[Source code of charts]

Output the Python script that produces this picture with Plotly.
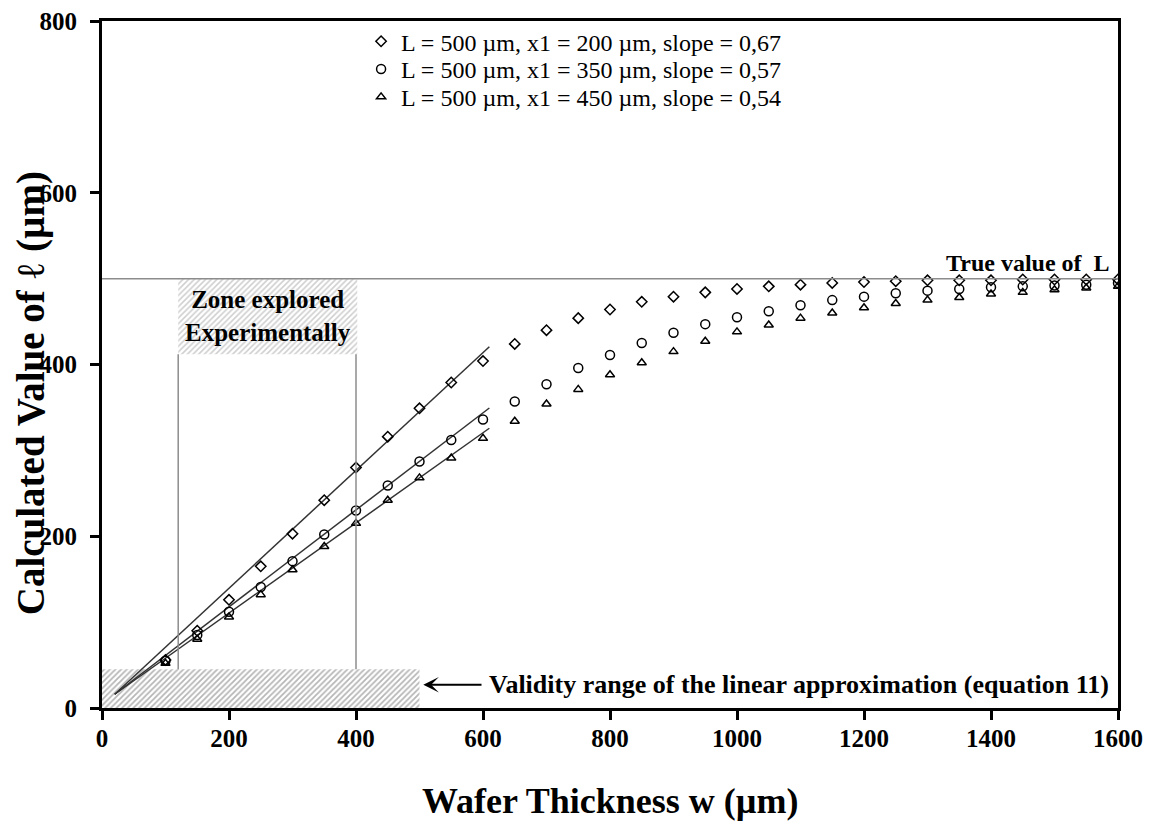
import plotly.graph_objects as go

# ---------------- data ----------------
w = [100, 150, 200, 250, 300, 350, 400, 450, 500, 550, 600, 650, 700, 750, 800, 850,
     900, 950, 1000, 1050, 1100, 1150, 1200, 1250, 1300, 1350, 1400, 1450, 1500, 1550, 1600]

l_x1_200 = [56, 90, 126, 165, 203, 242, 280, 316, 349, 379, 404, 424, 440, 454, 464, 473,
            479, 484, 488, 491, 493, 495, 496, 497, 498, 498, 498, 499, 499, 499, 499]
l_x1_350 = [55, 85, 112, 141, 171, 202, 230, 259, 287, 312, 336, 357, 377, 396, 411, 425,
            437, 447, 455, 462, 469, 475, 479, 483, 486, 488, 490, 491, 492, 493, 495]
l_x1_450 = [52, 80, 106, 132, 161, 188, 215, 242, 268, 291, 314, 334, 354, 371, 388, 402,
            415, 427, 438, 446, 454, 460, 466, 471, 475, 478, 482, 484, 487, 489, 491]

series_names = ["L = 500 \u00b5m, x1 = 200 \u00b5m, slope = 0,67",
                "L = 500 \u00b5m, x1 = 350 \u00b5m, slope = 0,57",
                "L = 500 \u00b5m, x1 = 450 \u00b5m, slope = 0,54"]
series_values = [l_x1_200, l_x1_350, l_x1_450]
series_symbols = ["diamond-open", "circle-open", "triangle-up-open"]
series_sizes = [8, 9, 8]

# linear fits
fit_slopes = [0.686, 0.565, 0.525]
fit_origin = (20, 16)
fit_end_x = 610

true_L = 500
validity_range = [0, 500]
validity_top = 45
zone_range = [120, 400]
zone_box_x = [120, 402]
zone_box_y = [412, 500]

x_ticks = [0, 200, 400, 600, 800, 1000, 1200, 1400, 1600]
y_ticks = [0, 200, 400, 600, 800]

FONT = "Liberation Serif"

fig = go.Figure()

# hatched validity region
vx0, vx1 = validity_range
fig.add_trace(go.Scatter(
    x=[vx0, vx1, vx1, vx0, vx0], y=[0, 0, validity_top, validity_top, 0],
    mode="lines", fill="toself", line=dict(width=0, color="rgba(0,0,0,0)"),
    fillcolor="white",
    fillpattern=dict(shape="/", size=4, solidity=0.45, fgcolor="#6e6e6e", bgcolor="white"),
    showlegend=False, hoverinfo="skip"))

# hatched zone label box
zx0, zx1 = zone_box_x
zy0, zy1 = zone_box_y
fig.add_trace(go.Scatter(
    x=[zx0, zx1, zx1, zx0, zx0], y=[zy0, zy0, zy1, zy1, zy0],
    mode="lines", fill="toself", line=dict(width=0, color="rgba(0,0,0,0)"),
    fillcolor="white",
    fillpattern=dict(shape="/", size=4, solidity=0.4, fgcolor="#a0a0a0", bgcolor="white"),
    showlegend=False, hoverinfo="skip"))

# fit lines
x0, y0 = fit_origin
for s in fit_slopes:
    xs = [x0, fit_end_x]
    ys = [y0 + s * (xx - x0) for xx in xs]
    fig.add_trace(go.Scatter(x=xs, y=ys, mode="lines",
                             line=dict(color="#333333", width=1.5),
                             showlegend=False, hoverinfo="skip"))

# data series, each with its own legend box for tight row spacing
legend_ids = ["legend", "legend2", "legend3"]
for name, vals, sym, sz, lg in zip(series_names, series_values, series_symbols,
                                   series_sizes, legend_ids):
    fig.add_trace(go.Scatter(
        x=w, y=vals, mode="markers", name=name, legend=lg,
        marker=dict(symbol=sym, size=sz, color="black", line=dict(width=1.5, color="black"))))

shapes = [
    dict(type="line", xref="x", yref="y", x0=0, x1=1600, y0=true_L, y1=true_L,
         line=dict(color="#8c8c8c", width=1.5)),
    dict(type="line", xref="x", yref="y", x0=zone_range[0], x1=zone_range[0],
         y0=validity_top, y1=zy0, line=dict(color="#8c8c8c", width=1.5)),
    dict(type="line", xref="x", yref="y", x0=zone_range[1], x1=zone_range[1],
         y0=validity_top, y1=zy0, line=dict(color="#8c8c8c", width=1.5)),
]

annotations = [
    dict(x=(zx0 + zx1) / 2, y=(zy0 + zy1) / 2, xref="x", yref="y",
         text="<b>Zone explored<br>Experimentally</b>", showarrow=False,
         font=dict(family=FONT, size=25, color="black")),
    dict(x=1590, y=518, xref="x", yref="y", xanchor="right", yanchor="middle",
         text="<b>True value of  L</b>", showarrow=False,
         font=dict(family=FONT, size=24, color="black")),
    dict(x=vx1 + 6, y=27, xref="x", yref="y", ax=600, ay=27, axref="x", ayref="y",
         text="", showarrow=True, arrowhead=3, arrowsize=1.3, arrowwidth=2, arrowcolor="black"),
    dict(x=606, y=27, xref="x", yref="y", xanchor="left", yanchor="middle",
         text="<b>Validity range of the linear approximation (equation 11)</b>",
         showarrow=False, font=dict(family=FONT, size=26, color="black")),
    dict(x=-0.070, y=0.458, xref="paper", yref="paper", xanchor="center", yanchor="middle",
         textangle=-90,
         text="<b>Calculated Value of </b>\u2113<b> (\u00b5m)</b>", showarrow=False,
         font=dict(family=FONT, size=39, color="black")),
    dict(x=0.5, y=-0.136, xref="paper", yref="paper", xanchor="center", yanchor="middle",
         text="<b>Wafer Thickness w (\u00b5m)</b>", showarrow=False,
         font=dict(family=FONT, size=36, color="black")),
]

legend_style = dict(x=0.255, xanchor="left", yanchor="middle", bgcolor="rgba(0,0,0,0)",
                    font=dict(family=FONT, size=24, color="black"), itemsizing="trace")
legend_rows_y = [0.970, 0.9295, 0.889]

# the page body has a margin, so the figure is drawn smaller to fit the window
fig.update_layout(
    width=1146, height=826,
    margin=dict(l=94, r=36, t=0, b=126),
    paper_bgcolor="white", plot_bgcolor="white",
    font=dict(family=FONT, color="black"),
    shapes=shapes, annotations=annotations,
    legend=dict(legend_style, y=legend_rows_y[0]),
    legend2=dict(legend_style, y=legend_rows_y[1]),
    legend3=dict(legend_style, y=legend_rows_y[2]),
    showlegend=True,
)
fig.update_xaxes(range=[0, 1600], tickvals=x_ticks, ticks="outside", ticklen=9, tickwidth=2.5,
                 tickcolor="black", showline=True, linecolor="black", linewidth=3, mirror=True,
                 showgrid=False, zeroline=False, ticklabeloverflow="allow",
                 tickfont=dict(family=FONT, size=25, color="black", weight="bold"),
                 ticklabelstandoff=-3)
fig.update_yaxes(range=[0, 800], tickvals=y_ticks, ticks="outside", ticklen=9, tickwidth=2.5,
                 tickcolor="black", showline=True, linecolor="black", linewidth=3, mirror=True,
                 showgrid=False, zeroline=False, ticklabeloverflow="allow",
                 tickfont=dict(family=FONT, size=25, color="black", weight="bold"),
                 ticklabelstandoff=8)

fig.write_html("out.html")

--

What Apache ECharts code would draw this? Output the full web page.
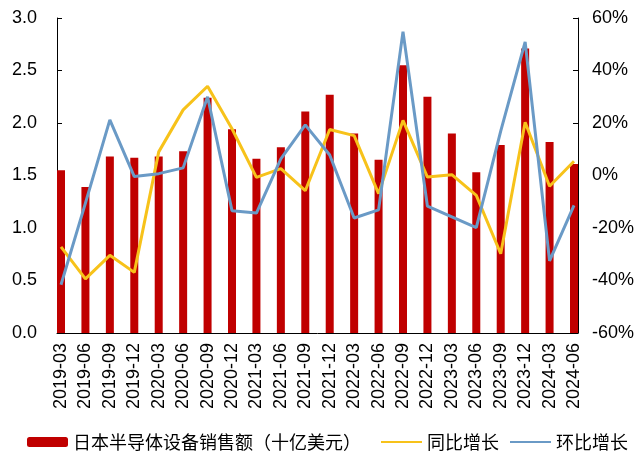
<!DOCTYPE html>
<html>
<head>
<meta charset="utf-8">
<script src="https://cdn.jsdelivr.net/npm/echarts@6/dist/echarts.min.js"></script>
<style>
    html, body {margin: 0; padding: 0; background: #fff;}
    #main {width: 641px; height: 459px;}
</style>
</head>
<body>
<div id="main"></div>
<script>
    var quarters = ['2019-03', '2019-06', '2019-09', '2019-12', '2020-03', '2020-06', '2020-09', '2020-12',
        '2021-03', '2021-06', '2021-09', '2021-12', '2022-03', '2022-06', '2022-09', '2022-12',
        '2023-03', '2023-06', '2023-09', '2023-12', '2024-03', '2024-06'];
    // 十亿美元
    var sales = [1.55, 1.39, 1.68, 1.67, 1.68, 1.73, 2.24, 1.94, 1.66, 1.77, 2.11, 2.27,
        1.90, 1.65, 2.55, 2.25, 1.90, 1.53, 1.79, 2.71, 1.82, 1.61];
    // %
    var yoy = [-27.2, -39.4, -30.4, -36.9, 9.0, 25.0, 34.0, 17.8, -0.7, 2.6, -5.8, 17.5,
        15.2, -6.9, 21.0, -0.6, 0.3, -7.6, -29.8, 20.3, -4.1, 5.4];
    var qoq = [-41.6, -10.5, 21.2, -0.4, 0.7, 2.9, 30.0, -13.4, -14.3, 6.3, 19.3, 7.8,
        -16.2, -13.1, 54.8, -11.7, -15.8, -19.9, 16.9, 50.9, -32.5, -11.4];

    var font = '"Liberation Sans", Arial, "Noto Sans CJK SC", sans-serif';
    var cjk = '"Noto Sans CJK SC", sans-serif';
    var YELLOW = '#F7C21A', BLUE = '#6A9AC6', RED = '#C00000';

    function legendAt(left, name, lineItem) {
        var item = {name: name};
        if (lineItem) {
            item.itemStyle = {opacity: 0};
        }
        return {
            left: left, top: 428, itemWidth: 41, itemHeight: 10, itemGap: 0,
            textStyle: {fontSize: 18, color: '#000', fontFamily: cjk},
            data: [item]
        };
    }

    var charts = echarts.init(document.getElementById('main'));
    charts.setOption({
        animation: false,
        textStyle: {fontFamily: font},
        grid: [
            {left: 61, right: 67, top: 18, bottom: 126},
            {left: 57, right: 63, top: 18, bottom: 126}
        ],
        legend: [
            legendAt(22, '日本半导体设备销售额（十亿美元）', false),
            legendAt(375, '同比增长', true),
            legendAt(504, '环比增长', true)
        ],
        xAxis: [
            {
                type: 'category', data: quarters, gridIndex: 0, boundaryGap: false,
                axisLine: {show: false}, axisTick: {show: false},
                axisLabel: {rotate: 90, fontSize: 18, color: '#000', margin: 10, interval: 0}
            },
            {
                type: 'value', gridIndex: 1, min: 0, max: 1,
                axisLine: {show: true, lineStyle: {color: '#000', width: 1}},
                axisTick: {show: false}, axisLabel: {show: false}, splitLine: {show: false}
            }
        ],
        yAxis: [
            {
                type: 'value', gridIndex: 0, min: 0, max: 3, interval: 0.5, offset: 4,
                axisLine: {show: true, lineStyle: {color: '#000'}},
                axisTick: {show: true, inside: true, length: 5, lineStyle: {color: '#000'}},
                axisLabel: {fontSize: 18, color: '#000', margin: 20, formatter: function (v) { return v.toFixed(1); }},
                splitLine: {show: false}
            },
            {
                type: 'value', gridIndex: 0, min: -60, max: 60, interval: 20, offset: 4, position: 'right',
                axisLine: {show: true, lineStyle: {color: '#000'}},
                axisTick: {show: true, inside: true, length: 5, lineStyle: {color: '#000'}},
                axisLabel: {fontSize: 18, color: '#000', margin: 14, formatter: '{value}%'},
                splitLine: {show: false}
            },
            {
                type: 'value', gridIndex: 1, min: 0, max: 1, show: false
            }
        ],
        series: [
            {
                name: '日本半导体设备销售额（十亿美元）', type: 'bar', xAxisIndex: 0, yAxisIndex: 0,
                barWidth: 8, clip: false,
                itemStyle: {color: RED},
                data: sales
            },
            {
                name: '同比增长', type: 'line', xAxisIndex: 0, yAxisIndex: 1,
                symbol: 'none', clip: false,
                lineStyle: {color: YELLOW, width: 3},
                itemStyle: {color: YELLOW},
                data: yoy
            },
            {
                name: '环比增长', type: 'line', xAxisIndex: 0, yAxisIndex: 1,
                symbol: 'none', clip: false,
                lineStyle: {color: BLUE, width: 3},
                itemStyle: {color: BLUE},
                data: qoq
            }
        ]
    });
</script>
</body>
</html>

__WHAT IS EXPECTED__
From the data, collect all lines where the string "with" appears.

__EXERCISE ANSWER__
Output the Python script that produces this picture with Plotly.
# data series, each with its own legend box for tight row spacing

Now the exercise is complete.